We might be able to count on provinces like Saskatchewan, Manitoba and Ontario to catch on to Trudeau's divisive ways, but we shouldn't expect much from Quebec and the Atlantic provinces—or BC, for that matter. Neither of those provinces have shown any electoral effort to embrace Alberta oil, unify Canada or take a stand against equalization.
Justin Trudeau's inclusive “sunny ways” only seemed to apply to provinces with an axe to grind with Alberta.
Even though a recent poll shows that a majority of Quebeckers prefer Western Canadian oil, the results are as good as nothing. Quebec voters haven't done a damn thing to support Alberta besides tell polling agencies how much they prefer our oil. There aren't any boycotts. There aren't any angry op-eds from high profile Quebeckers. There aren't any pro-Alberta protests in Montreal. There aren't any political leaders from Quebec vouching for Alberta to get a better deal and there sure hasn't been an effort to elect anything other than resentful, left-wing socialists and separatists. Quebec's age-old resentment of the West is culminating into an equally powerful resentment of Quebec in Alberta.
Jason Kenney, being a self-professed Canadian nationalist, will try to beat Trudeau before really using separatism as a weapon.
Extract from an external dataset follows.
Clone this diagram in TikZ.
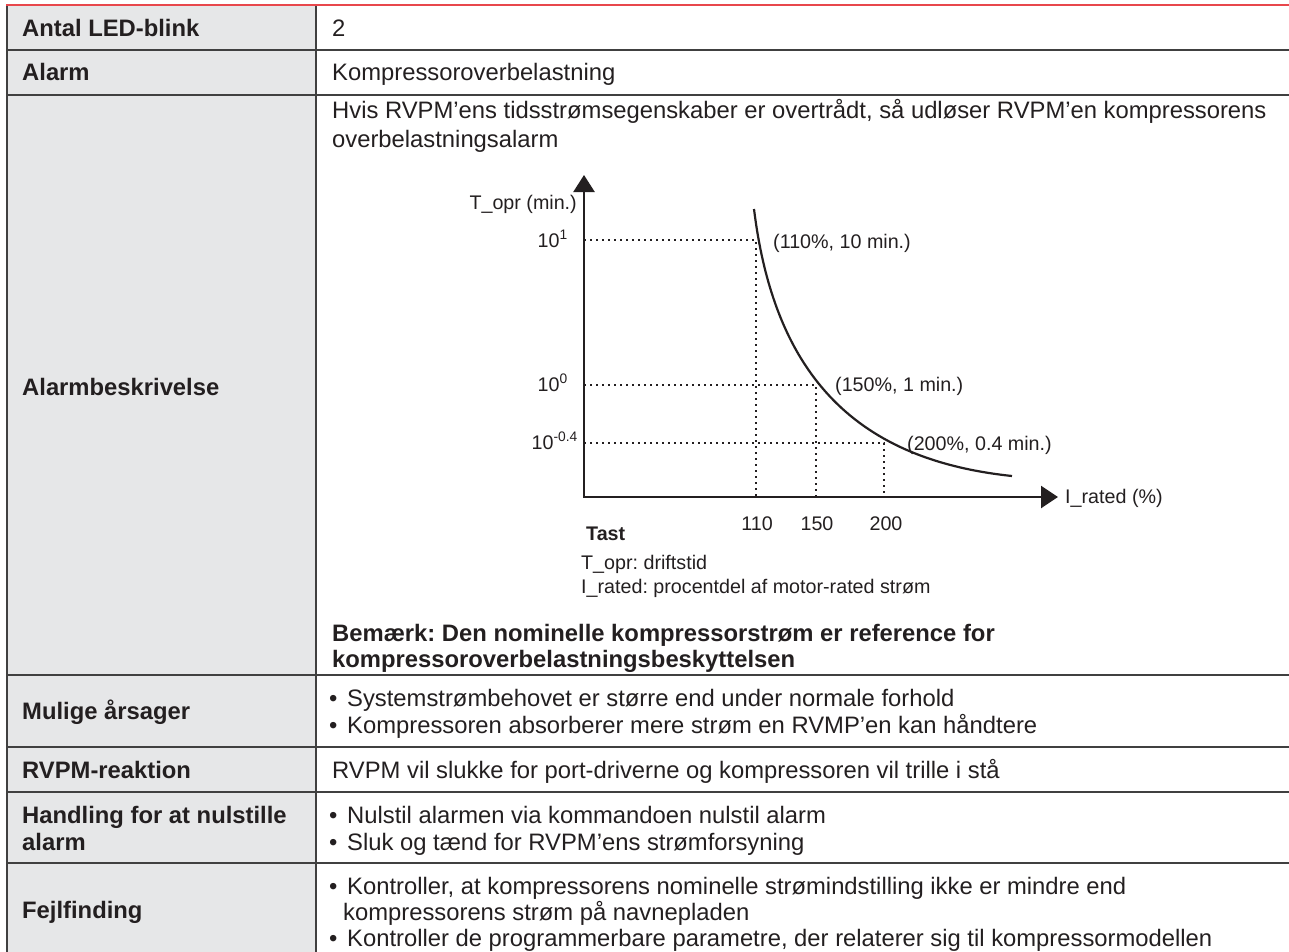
\documentclass[tikz,border=0pt]{standalone}
\usepackage{fontspec}
\setmainfont{Liberation Sans}
\usetikzlibrary{arrows.meta}
\definecolor{txt}{HTML}{231F20}
\definecolor{cellgray}{HTML}{E6E7E8}
\definecolor{rulegray}{HTML}{404040}
\definecolor{topred}{HTML}{E8474C}
\frenchspacing
\tikzset{
  tbl/.style={font=\fontsize{23.8}{28.5}\selectfont, text=txt, inner sep=0pt, anchor=base west},
  tblb/.style={font=\fontsize{23.8}{28.5}\selectfont\bfseries, text=txt, inner sep=0pt, anchor=base west},
  grf/.style={font=\fontsize{19.7}{23}\selectfont, text=txt, inner sep=0pt},
  grfb/.style={font=\fontsize{19.7}{23}\selectfont\bfseries, text=txt, inner sep=0pt},
  gridline/.style={draw=rulegray, line width=1.5pt},
  dotline/.style={draw=txt, line width=2.5pt, dash pattern=on 2.4pt off 3.6pt},
  axisline/.style={draw=txt, line width=2.5pt},
  curveline/.style={draw=txt, line width=2.2pt},
}
\begin{document}
\begin{tikzpicture}[x=1pt,y=-1pt]
\useasboundingbox (0,0) rectangle (1289,952);
% left column fill
\fill[cellgray] (7,6) rectangle (316,952);
% grid
\foreach \yy in {50,95,675,747,792,863}{\draw[gridline] (7,\yy) -- (1289,\yy);}
\draw[gridline] (7,6) -- (7,952);
\draw[gridline] (316,6) -- (316,952);
\draw[draw=topred, line width=2pt] (6,5.5) -- (1289,5.5);

% left column labels
\node[tblb] (l1) at (22,36.5) {Antal LED-blink};
\node[tblb] (l2) at (22,81) {Alarm};
\node[tblb] (l3) at (22,395) {Alarmbeskrivelse};
\node[tblb] (l4) at (22,719.5) {Mulige årsager};
\node[tblb] (l5) at (22,778) {RVPM-reaktion};
\node[tblb] (l6a) at (22,823.5) {Handling for at nulstille};
\node[tblb] (l6b) at (22,850.5) {alarm};
\node[tblb] (l7) at (22,918.5) {Fejlfinding};

% right column
\node[tbl] (r1) at (332,36.5) {2};
\node[tbl] (r2) at (332,81) {Kompressoroverbelastning};
\node[tbl] (r3a) at (332,119) {Hvis RVPM’ens tidsstrømsegenskaber er overtrådt, så udløser RVPM’en kompressorens};
\node[tbl] (r3b) at (332,147.5) {overbelastningsalarm};
\node[tblb] (r3c) at (332,641) {Bemærk: Den nominelle kompressorstrøm er reference for};
\node[tblb] (r3d) at (332,667) {kompressoroverbelastningsbeskyttelsen};

\node[tbl] (b4a) at (329,706) {•};
\node[tbl] (r4a) at (347,706) {Systemstrømbehovet er større end under normale forhold};
\node[tbl] (b4b) at (329,733) {•};
\node[tbl] (r4b) at (347,733) {Kompressoren absorberer mere strøm en RVMP’en kan håndtere};
\node[tbl] (r5) at (332,778) {RVPM vil slukke for port-driverne og kompressoren vil trille i stå};
\node[tbl] (b6a) at (329,823.5) {•};
\node[tbl] (r6a) at (347,823.5) {Nulstil alarmen via kommandoen nulstil alarm};
\node[tbl] (b6b) at (329,850.5) {•};
\node[tbl] (r6b) at (347,850.5) {Sluk og tænd for RVPM’ens strømforsyning};
\node[tbl] (b7a) at (329,894) {•};
\node[tbl] (r7a) at (347,894) {Kontroller, at kompressorens nominelle strømindstilling ikke er mindre end};
\node[tbl] (r7b) at (343,920) {kompressorens strøm på navnepladen};
\node[tbl] (b7c) at (329,946) {•};
\node[tbl] (r7c) at (347,946) {Kontroller de programmerbare parametre, der relaterer sig til kompressormodellen};

% graph
\coordinate (o) at (584,497);
\coordinate (ytip) at (584,175);
\coordinate (xtip) at (1058,497);
\coordinate (p1) at (756,240);
\coordinate (p2) at (816,385);
\coordinate (p3) at (884,443);
\coordinate (cs) at (754,209);
\coordinate (ce) at (1012,476);

\draw[dotline] (o |- p1) -- (p1) -- (p1 |- o);
\draw[dotline] (o |- p2) -- (p2) -- (p2 |- o);
\draw[dotline] (o |- p3) -- (p3) -- (p3 |- o);

\draw[axisline, {Triangle[width=21pt,length=17pt]}-{Triangle[width=22pt,length=17pt]}] (ytip) -- (o) -- (xtip);

\draw[curveline] (cs) .. controls (775,380) and (860,460) .. (ce);

\node[grf, anchor=base east] (ylab) at (577,209) {T\_opr (min.)};
\node[grf, anchor=base east] (y1) at (568,247) {10\textsuperscript{1}};
\node[grf, anchor=base east] (y0) at (568,391) {10\textsuperscript{0}};
\node[grf, anchor=base east] (y04) at (578,449) {10\textsuperscript{-0.4}};
\node[grf, anchor=base west] (c1) at (773,248) {(110\%, 10 min.)};
\node[grf, anchor=base west] (c2) at (835,391) {(150\%, 1 min.)};
\node[grf, anchor=base west] (c3) at (907,450) {(200\%, 0.4 min.)};
\node[grf, anchor=base west] (xlab) at (1065,503) {I\_rated (\%)};
\node[grf, anchor=base] (x110) at (757,530) {110};
\node[grf, anchor=base] (x150) at (817,530) {150};
\node[grf, anchor=base] (x200) at (886,530) {200};
\node[grfb, anchor=base west] (tast) at (586,540) {Tast};
\node[grf, anchor=base west] (leg1) at (581,569) {T\_opr: driftstid};
\node[grf, anchor=base west] (leg2) at (581,593) {I\_rated: procentdel af motor-rated strøm};
\end{tikzpicture}
\end{document}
Luckily, he'll have friends in Saskatchewan, Manitoba, Ontario and maybe New Brunswick to help him. If provincial conservatives across Canada can effectively beat Justin Trudeau, not necessarily in an election, but beat his policies, they could all quell Alberta's growing separatist sentiments.
If they fail, separatism will become the only remaining option leading up to 2023—from another four years of Justin Trudeau's exclusionary policies.
To beat Trudeau and his majority, provincial conservatives will have to use Canada's judiciary system to fight policies and laws that put Alberta at a disadvantage. Already, many of Trudeau's exclusionary policies could be considered unconstitutional—or as some critics have called them, borderline treasonous.
In the coming years, the answer to Alberta's woes will become more clear. It's fight, or separate.